I met him in totally unlikely circumstances. Kabul, Afghanistan, in the autumn of 2004, was the last place on earth where one would have expected to see an elegant middle-aged Kosovar businessman descending from a private plane with a suitcase stuffed with cash… or so he let it be understood, because in the end nobody ever knew whether any money changed hands.

He had come, like in a movie, to pay for the rescue of three UN workers, members of a team of international observers during that summer’s Afghan elections, who had been kidnapped on October 30, 2004. One of them was a Kosovar female UN worker, Shqipe Habibi. Two weeks into their ordeal, nothing had been done for their rescue. Then Behgjet Pacolli arrived on a private plane, flying in from Kazakhstan, and announced that he was ready to pay for their release.

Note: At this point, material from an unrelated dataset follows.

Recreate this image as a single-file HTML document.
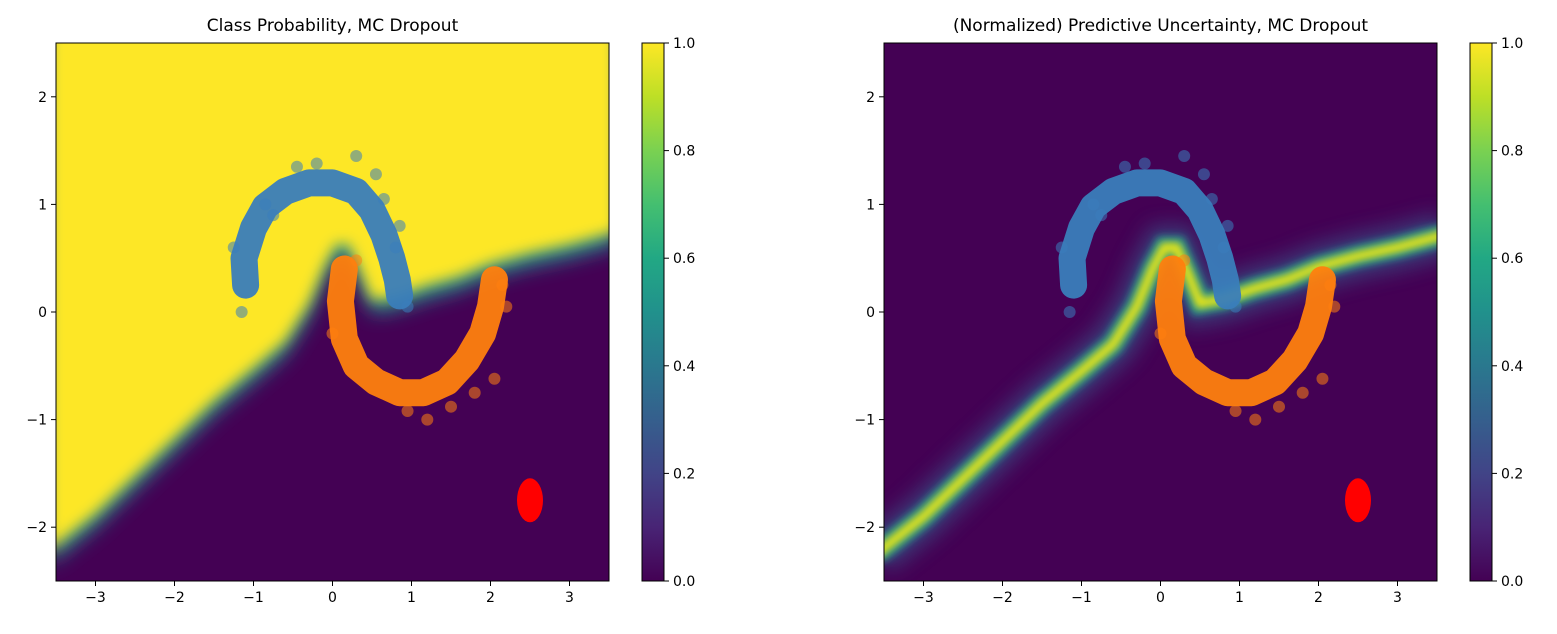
<!DOCTYPE html>
<html><head><meta charset="utf-8"><style>
body{margin:0;background:#fff;font-family:"Liberation Sans","DejaVu Sans",sans-serif;}
svg text{font-family:"DejaVu Sans","Liberation Sans",sans-serif;}
</style></head><body>
<svg id="c" width="1557" height="629">
<defs>
<linearGradient id="vir" x1="0" y1="1" x2="0" y2="0">
<stop offset="0" stop-color="#440154"/><stop offset="0.1" stop-color="#482475"/><stop offset="0.2" stop-color="#414487"/><stop offset="0.3" stop-color="#355f8d"/><stop offset="0.4" stop-color="#2a788e"/><stop offset="0.5" stop-color="#21918c"/><stop offset="0.6" stop-color="#22a884"/><stop offset="0.7" stop-color="#44bf70"/><stop offset="0.8" stop-color="#7ad151"/><stop offset="0.9" stop-color="#bddf26"/><stop offset="1" stop-color="#fde725"/>
</linearGradient>
<filter id="b1" x="-20%" y="-20%" width="140%" height="140%"><feGaussianBlur stdDeviation="7"/></filter>
<filter id="b2" x="-20%" y="-20%" width="140%" height="140%"><feGaussianBlur stdDeviation="4"/></filter>
<filter id="b3" x="-20%" y="-20%" width="140%" height="140%"><feGaussianBlur stdDeviation="10"/></filter>
<clipPath id="cl"><rect x="56" y="43" width="553" height="538"/></clipPath>
<clipPath id="cr"><rect x="884" y="43" width="553" height="538"/></clipPath>
</defs>
</svg>
<script>
// data
const xTicks=[-3,-2,-1,0,1,2,3];
const yTicks=[-2,-1,0,1,2];
const cbTicks=[0.0,0.2,0.4,0.6,0.8,1.0];
const boundaryX=[-3.6,-3.0,-2.5,-2.0,-1.5,-1.0,-0.6,-0.3,-0.1,0.05,0.2,0.35,0.5,0.8,1.2,1.6,2.0,2.5,3.0,3.6];
const boundaryY=[-2.25,-1.9,-1.55,-1.2,-0.85,-0.55,-0.3,0.05,0.4,0.6,0.6,0.35,0.08,0.12,0.22,0.3,0.42,0.52,0.6,0.72];
const blueX=[-1.1,-1.12,-1.0,-0.85,-0.6,-0.3,0.0,0.3,0.5,0.65,0.75,0.82,0.85];
const blueY=[0.25,0.5,0.78,0.98,1.12,1.2,1.2,1.12,0.95,0.72,0.5,0.3,0.15];
const orangeX=[0.15,0.1,0.15,0.3,0.55,0.85,1.15,1.45,1.7,1.9,2.0,2.05];
const orangeY=[0.4,0.1,-0.25,-0.5,-0.65,-0.75,-0.75,-0.65,-0.45,-0.2,0.05,0.3];
const blueOutX=[0.3,-0.45,0.65,0.85,-1.25,-1.15,-0.2,0.55,0.8,-0.85,0.95,-0.75];
const blueOutY=[1.45,1.35,1.05,0.8,0.6,0.0,1.38,1.28,0.6,1.0,0.05,0.9];
const orangeOutX=[1.2,0.95,0.3,1.8,2.2,2.15,0.0,2.05,1.5];
const orangeOutY=[-1.0,-0.92,0.48,-0.75,0.05,0.25,-0.2,-0.62,-0.88];
const redX=[2.5],redY=[-1.75];

const NS='http://www.w3.org/2000/svg';
const svg=document.getElementById('c');
function mk(t,a,p){const e=document.createElementNS(NS,t);for(const k in a)e.setAttribute(k,a[k]);(p||svg).appendChild(e);return e;}
function panel(ox,isUnc){
  const W=553,H=538,oy=43;
  const sx=v=>ox+(v+3.5)/7*W, sy=v=>oy+(2.5-v)/5*H;
  const g=mk('g',{'clip-path':isUnc?'url(#cr)':'url(#cl)'});
  
  
  mk('rect',{x:ox,y:oy,width:W,height:H,fill:'#440154'},g);
  let d='';boundaryX.forEach((x,i)=>{d+=(i?'L':'M')+sx(x)+','+sy(boundaryY[i]);});
  if(!isUnc){
    mk('path',{d:d+'L'+sx(3.6)+','+sy(2.7)+'L'+sx(-3.6)+','+sy(2.7)+'Z',fill:'#21918c',filter:'url(#b3)',transform:'translate(0,10)'},g);
    mk('path',{d:d+'L'+sx(3.6)+','+sy(2.7)+'L'+sx(-3.6)+','+sy(2.7)+'Z',fill:'#fde725',filter:'url(#b1)',transform:'translate(0,-3)'},g);
  }else{
    mk('path',{d:d,fill:'none',stroke:'#355f8d',"stroke-width":44,filter:'url(#b3)',opacity:0.6},g);
    mk('path',{d:d,fill:'none',stroke:'#21918c',"stroke-width":22,filter:'url(#b2)'},g);
    mk('path',{d:d,fill:'none',stroke:'#e5e419',"stroke-width":10,filter:'url(#b2)'},g);
  }
  function moon(xs,ys,col,name,ox2,oy2){
    let p='';xs.forEach((x,i)=>{p+=(i?'L':'M')+sx(x)+','+sy(ys[i]);});
    const e=mk('path',{d:p,fill:'none',stroke:col,'stroke-width':27,'stroke-linecap':'round','stroke-linejoin':'round',opacity:0.95},g);
    
    
    ox2.forEach((x,i)=>{const c=mk('circle',{cx:sx(x),cy:sy(oy2[i]),r:6,fill:col,opacity:0.55},g);
      
      });
  }
  moon(blueX,blueY,'#3a7dbb','blue-moon-points',blueOutX,blueOutY);
  moon(orangeX,orangeY,'#ff7f0e','orange-moon-points',orangeOutX,orangeOutY);
  const r=mk('ellipse',{cx:sx(redX[0]),cy:sy(redY[0]),rx:13,ry:22,fill:'#ff0000'},g);
  
  
  const fr=mk('rect',{x:ox,y:oy,width:W,height:H,fill:'none',stroke:'#000','stroke-width':1});
  
  
  xTicks.forEach(t=>{mk('line',{x1:sx(t),x2:sx(t),y1:oy+H,y2:oy+H+5,stroke:'#000'});
    const tx=mk('text',{x:sx(t),y:oy+H+21,'font-size':14,'text-anchor':'middle'});tx.textContent=t<0?'\u2212'+(-t):t;
    });
  yTicks.forEach(t=>{mk('line',{x1:ox-5,x2:ox,y1:sy(t),y2:sy(t),stroke:'#000'});
    const tx=mk('text',{x:ox-9,y:sy(t)+5,'font-size':14,'text-anchor':'end'});tx.textContent=t<0?'\u2212'+(-t):t;
    });
  const ti=mk('text',{x:ox+W/2,y:31,'font-size':17,'text-anchor':'middle'});
  ti.textContent=isUnc?'(Normalized) Predictive Uncertainty, MC Dropout':'Class Probability, MC Dropout';
  
  const cx=ox+586;
  const cb=mk('rect',{x:cx,y:oy,width:22,height:H,fill:'url(#vir)',stroke:'#000','stroke-width':1});
  
  cbTicks.forEach(t=>{const y=oy+H-t*H;mk('line',{x1:cx+22,x2:cx+27,y1:y,y2:y,stroke:'#000'});
    const tx=mk('text',{x:cx+31,y:y+5,'font-size':14});tx.textContent=t.toFixed(1);
    });
}
panel(56,false);
panel(884,true);
</script>
</body></html>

I was one of the few in Kabul who knew who Pacolli was. I was in Moscow in October 1993, when Yeltsin dissolved, and then bombed into rubble the Russian parliament –the so-called White House-, and I could remember the dismay and incredulity when, a few months later, it was announced that the contract for the rebuilding and refurbishing of the “White House” had been attributed to a totally unknown Kosovar businessman from Lugano, Switzerland, Behgjet Pacolli, owner of the equally unknown Mabetex company.

Protected by Yeltsin, whom he supplied with credit cards, Pacolli then also renovated the Kremlin, and after the year 2000, when Putin brought his own people into the Kremlin, Pacolli moved over to Kazakhstan to build part of that country’s new capital, Astana. Obviously, Yeltsin had passed him over to Nazarbayev. I also knew about the accusations against him for complicity with Yeltsin’s money laundering, and also about the fact that in 1999, the prosecutor of the Lugano district in Switzerland, where Pacolli’s company Mabetex is based, a certain Carla Del Ponte, was investigating into his activities, but that the investigation stopped when Del Ponte was moved to The Hague, as Chief Prosecutor at the International Criminal Tribunal for the former Yugoslavia.

Pacolli was unabashed about his desire to become president of Kosovo. He was slowly working at building his reputation there, from funding football teams in Kosovo, to buying over local journalists and cultural and political figures.

Surprisingly, in Kabul Pacolli was allowed to act on his own. Through someone close to the former Afghan king Zahir’s family, contact was established with the kidnappers. The hostages were released. Nobody ever knew how much was paid.

In Switzerland, Pacolli’s luxury hotel in Lugano, the Diamond Hotel, right on the lake’s shore, not far from the fortified compound which is his house, is tastily furbished, although rather heavy on the marble side, displaying an excess of gilded taps and mirror frames. There he entertains visiting guests, shipped in from the Milan airport, one hour by car, most often Kosovar politicians, public figures, sportsmen and artists, who flock to him for his largesse and seemingly limitless, generously distributed funds and stipends.

Through Pacolli I learned this precious word of wisdom: that “in life you sometimes have to do good only in order to confuse”.